Further, the data shows that more than half of all Native Hawaiian and Pacific Islander high school students have ever tried e-cigarettes while 45% of middle school Pacific Islanders have said the same.
“The elevated vaping numbers in Hawaii are disheartening, especially knowing that Native Hawaiians and Pacific Islanders have higher vaping rates than the rest of the youth in Hawaii. Ending the sale of all flavored tobacco products, including mint and menthol as well as products like flavored e-cigarettes, cigars and cigarettes is a critical step that must be taken immediately to curb the youth e-cigarette epidemic,” said Pedro Haro, executive director of the American Lung Association in Hawaii.
Haro called on legislators to act in the upcoming session “to protect our young people by including mint and menthol in a comprehensive prohibition of all flavored tobacco products.”
In July, the state Senate Ways and Means Committee unanimously advanced a bill banning flavored tobacco products, however, the House disagreed with the Senate’s amendments, so the bill died.
The figures for e-cigarette use are far higher than tobacco use, with 17.8% of Hawaii high schoolers having said they’d ever tried smoking cigarettes, according to the data. Nationally, 24.1% of high school students admitted to having smoked tobacco.
Earlier this month, the association launched its revised N-O-T Not On Tobacco youth tobacco cessation and INDEPTH alternative to suspension programs and facilitator training courses. N-O-T is an evidence-based program with an impressive success rate, with approximately 90% of teens who participate in the program cutting back or quitting tobacco all together. The revision goes beyond cigarette smoking to include all tobacco products, with an increased focus on nicotine dependence, e-cigarettes and multiple tobacco product use.

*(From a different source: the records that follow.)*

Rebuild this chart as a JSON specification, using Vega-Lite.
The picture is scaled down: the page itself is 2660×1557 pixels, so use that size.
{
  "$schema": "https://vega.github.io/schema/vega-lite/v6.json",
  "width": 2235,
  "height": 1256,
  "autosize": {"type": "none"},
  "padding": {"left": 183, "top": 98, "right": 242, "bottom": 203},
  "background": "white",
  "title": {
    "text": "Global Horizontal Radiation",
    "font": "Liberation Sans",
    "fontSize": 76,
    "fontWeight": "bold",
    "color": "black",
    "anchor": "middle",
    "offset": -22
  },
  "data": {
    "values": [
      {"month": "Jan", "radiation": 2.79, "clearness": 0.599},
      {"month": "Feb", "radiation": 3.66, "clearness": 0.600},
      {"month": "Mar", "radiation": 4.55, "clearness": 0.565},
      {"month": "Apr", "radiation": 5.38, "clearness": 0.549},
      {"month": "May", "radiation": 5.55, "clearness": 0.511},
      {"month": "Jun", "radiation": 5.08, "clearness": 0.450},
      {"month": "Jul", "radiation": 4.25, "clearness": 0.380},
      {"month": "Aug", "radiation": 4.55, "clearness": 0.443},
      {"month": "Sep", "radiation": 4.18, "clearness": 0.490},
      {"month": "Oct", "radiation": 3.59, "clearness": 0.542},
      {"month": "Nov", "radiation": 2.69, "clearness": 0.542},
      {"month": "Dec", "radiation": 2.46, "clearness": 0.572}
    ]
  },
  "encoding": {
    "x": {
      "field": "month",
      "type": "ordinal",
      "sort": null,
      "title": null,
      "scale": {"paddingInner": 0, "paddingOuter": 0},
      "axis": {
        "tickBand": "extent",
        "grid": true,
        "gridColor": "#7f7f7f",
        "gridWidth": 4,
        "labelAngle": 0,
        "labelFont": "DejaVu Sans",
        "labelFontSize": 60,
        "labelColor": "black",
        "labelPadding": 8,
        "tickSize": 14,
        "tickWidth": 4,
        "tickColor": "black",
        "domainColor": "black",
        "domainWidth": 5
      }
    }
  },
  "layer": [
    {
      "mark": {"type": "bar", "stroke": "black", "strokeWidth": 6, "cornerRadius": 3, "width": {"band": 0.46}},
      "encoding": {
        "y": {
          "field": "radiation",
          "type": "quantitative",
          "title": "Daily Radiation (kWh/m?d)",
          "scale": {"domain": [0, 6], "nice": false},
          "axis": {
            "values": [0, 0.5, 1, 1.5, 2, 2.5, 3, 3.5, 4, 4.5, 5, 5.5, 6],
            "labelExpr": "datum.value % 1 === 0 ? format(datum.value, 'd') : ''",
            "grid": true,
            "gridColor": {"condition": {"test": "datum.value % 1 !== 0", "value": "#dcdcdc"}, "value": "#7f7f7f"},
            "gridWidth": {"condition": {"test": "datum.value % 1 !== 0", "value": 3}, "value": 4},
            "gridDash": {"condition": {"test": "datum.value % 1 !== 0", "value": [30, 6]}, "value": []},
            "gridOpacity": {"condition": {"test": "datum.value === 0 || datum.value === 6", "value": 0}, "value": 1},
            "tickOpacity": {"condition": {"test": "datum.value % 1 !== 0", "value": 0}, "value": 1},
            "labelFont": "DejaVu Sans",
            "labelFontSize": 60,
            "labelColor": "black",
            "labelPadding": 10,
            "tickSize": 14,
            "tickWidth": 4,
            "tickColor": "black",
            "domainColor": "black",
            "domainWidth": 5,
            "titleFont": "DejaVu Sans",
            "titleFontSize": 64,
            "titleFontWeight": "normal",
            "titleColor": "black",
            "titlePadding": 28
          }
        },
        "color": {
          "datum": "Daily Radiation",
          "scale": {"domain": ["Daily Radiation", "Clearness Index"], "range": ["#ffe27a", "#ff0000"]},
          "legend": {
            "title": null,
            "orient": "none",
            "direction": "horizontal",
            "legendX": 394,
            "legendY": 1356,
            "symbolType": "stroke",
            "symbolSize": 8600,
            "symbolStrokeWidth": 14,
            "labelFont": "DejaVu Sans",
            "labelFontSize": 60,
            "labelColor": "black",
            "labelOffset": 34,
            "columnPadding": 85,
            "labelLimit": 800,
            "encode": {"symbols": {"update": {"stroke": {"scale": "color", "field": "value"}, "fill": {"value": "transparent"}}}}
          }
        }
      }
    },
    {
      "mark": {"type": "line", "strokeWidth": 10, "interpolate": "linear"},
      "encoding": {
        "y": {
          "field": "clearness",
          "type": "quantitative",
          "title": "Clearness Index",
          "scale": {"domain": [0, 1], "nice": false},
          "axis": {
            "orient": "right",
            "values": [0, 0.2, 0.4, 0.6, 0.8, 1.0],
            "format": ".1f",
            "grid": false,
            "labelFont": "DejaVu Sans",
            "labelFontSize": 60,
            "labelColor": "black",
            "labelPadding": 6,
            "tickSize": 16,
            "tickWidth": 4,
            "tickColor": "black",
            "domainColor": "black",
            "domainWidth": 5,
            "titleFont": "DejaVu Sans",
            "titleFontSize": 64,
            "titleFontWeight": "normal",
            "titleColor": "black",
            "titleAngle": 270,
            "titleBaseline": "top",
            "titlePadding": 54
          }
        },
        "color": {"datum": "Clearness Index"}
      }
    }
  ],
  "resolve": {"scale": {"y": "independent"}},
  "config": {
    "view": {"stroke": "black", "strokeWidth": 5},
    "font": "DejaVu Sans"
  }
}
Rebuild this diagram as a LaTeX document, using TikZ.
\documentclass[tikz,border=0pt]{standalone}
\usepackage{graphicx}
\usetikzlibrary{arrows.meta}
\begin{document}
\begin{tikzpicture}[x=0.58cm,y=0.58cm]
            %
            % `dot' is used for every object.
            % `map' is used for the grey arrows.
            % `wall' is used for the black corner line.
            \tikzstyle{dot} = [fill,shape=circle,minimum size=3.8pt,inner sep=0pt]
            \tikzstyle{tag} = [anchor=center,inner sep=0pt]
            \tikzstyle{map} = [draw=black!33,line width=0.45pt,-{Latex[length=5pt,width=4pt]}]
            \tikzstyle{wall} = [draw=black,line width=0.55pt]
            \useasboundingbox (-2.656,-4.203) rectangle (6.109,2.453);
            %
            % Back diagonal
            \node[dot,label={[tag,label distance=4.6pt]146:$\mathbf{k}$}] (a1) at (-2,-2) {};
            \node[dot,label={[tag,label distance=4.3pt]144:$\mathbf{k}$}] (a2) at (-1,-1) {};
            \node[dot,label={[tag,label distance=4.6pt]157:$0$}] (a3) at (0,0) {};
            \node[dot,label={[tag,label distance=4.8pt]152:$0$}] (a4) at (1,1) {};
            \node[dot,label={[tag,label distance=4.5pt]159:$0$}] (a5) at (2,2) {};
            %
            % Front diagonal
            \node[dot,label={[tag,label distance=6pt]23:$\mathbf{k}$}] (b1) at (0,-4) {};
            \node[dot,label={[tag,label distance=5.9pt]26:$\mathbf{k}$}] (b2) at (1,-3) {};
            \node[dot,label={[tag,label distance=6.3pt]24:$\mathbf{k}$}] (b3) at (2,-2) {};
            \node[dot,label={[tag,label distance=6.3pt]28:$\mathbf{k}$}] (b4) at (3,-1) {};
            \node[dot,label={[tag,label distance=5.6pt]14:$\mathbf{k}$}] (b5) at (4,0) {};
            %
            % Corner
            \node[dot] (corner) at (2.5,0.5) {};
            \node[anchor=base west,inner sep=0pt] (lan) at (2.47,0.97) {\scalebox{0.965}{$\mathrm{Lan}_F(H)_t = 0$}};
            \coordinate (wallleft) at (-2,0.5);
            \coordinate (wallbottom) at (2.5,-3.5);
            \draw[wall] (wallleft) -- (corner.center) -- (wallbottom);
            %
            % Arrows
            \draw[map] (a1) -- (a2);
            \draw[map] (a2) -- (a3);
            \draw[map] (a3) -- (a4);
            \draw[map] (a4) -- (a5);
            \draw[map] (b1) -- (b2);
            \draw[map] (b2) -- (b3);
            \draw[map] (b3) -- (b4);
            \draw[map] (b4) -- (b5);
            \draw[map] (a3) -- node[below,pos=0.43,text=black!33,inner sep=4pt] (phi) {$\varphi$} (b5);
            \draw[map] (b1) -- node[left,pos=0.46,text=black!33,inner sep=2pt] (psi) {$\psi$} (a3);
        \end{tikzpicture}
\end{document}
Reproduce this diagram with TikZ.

Both the N-O-T and INDEPTH programs support comprehensive tobacco control policies in school or community settings and support the American Lung Association’s measures to eliminate tobacco use by youth and to reduce the youth e-cigarette prevalence rate to 15% by 2025.
“Our state needs to invest in helping youth quit tobacco, including e-cigarettes – as well as enact flavored tobacco restrictions. The Lung Association’s N-O-T program evaluation shows that along with quitting smoking or vaping, youth also have been shown to have better grades, higher motivation, fewer absences, better relationships with teachers and fewer school tobacco use policy violations,” Haro said.